Sorry but how am I supposed to know that it's typed Дженни not Джини or something else. Shouldn't be a mistake in my opinion

February 18, 2018


Interesting. "I asked what Jenny thought" is rejected. If the rejection is valid, I'm tempted to conclude the Russian phrase is unambiguous about whom I asked. So, the Russian sentence would not include the possibility that I asked someone other than Jenny their opinion about what Jenny was thinking?

July 15, 2018


Correct me if I'm wrong, but Дженни is undeclinable, so "Я спросил Дженни, что она думает" should be correct.

December 9, 2018


...'what she thinks' must be correct

February 2, 2019


I typed up "I asked Jenny what she's thinking" It marked it as wrong and just wondering why. Is it because the tenses clash or for some other reason?

May 6, 2019


Думает - thinks или думала - thought. Все же, как правильно?

June 18, 2019


i asked jenny what is she thinking

should be acepted second part shouldnt be in past form

March 21, 2017


turtelian, you could make an argument that they should be more accepting of English speakers who don't bother with the English sequence of tenses rule... but for what it's worth, this is why they accept past in the translation (or see my comments above): http://usefulenglish.ru/grammar/sequence-of-tenses

November 24, 2017


Turtelian, I agree with you: "думает" is Present Tense or Present Continuous and should be translated as such. I will never understand WHY it is translated as Past Tense. If the idea was to ask what she thought, they should have used "думала". To be sincere with you: I don't think Russian is a logical language with all respect to the Russian people or Duolingo doesn't know how to translate properly.

September 1, 2017


You could make a good argument that Russian is more logical than English here (ie no sequence of tenses rule to think about), but in the end, I think worrying about what's 'logical' isn't productive in language learning. Often exceptions or other seemingly illogical features just reflect how the language developed historically – but burdening beginners with those details wouldn't be helpful.

November 24, 2017



December 23, 2016



July 15, 2018


I can't answer the question because I don't have a russian keyboard.
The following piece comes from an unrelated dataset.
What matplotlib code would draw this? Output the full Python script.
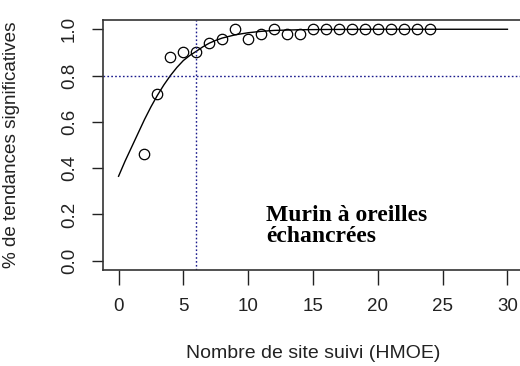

THe system should allow to answer with latin alphabet....

June 24, 2017


The example is stupid and confusing.

July 1, 2017


I totally agree. At first, I thought the sentence would translate as 'I asked by Jenny what she thinks." I don't know what purpose the 'у' serves...

Why couldn't it be: Я спросил Дженни, что она думала? It would make more sense to me than this--Я спросил у Дженни, что она думает...

November 24, 2017


спрашивать/спросить can be used with either у + genitive (я спросил у Дженни, у Сони, у Бориса), or just accusative (я спросил Дженни, Соню, Бориса), with no difference in meaning. So your example would be correct too – not because it makes sense to English speakers, but because that's just how this verb works in Russian.
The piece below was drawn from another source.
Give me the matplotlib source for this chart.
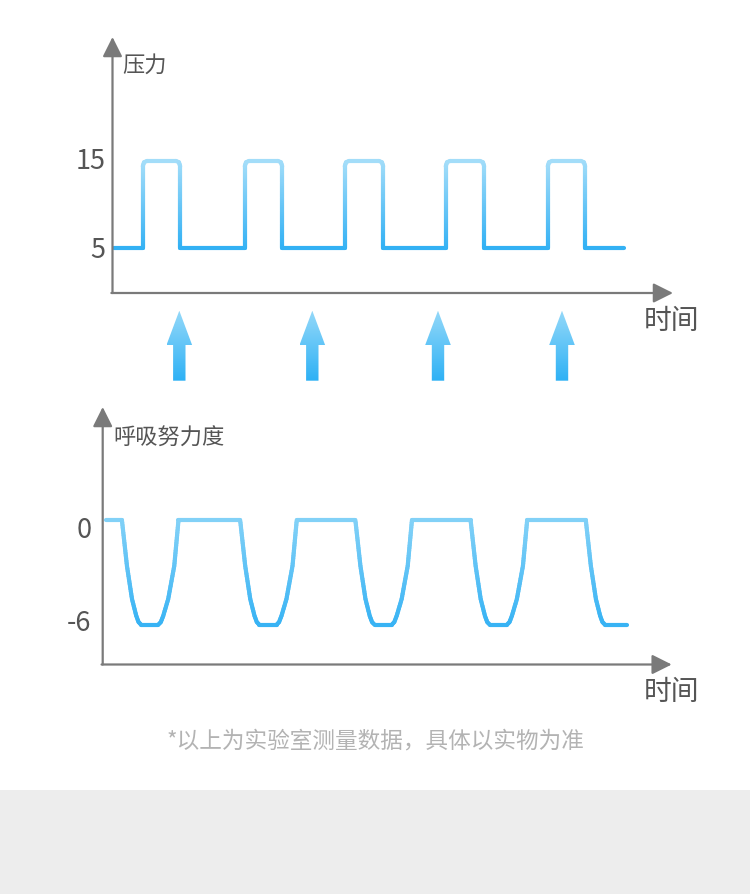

I don't know if Duolingo mentions or provides this information, but it's incredibly helpful to learn which case and/or preposition is used with a given verb. Katzner's excellent dictionary gives this critical info after спрашивать like this: "(with acc. or у)", and other sources might give the question words (кого? у кого?).

November 24, 2017


Alonzo, if I have understood the info I found on Wikipedia correctly, this is because Russian (as opposed to English, Dutch, French...) uses relative time. In English, the tense of the verb depends on the position (in time/space) of the person who utters the sentence. If I talk now, today, about some activity I did yesterday after waking up, then both the activity and the waking up would be in the past tense.

However, since Russian doesn't use this absolute time, the tense does not depend on the storyteller, but rather on the comparison with other events in the sentence. I woke up (past tense) and then I "do" (not "did") the activity. It doesn't sound right in English, but that's exactly the difference.

I hope the explanation isn't too longwinded (and I hope it's correct - otherwise I've mislead myself).